Em liberdade, Francisco falou com o Metrópoles. Veja o vídeo:
A prisão
Francisco sempre morou em Paracatu. Visitou o DF uma única vez aos nove anos. O auxiliar de serviços gerais foi surpreendido em 2009 com um mandado de prisão por homicídio. O crime foi praticado em 1989, em Ceilândia. O autor confesso é seu primo de criação, homônimo, porém, mais velho.

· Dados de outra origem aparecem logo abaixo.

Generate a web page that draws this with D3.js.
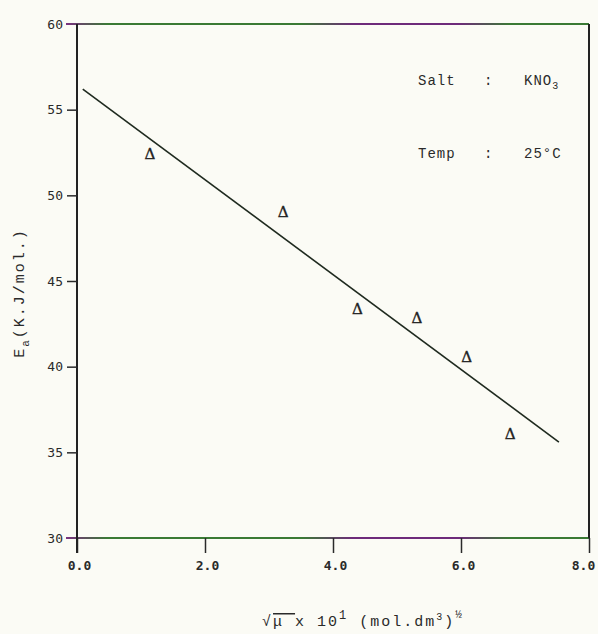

“Foi uma sucessão de erros. Primeiro, não conferiram as digitais. Na época do crime, se este Francisco tivesse mesmo praticado o crime, ele teria 15 anos. Não poderia responder criminalmente. Outro fato é que o crime já tinha prescrito em 2009”, explica o advogado Ivo Ribeiro.
Ainda em 89, ano do homicídio, o primo de Francisco se apresentou à polícia e confessou o homicídio. No entanto, aguardava o julgamento em liberdade. Quando o juiz decidiu pela prisão, o endereço que constava no processo era o do outro Francisco, em Paracatu.
A partir de então, ele foi preso por 11 meses na cidade mineira. Foi solto porque a Justiça entendeu que poderia haver, de fato, um homônimo. Em 2012, o juiz definiu que Francisco tinha duas identidades e pediu a prisão do homem novamente. À época, ele já tinha se restabelecido e encontrado outro emprego. Porém, ficou preso por mais quatro meses.
Em 2015, veio transferido para a Papuda. O objetivo era fazer, finalmente, o confrontamento de digitais. E colocar um ponto final em toda essa confusão, que lhe custou a liberdade e o privou da convivência daqueles que mais amava.
“Fui contratado pelo primo. Iria resolver dois problemas. O primeiro é que ele não conseguia tirar o título de eleitor porque no momento em que foi fazer a biometria o sistema acusou que havia duplicidade de nomes. Ele também notou que o processo de homicídio ainda estava em aberto”, disse o advogado. Ele localizou Francisco.
A família que morava no mesmo endereço informou que o homem havia sido preso por homicídio. “Entendi que não se tratava de duplicidade e, sim, um erro do Estado. Francisco não sabia porque estava preso e o primo não entendia porque não foi detido”, disse Ivo.
Do Centro de Detenção Provisória (CDP) da Papuda, Francisco quer distância. Ele dividia uma cela com 20 detentos, quando a capacidade era para sete. Tinham dois beliches com 3 camas e dois colchões no chão.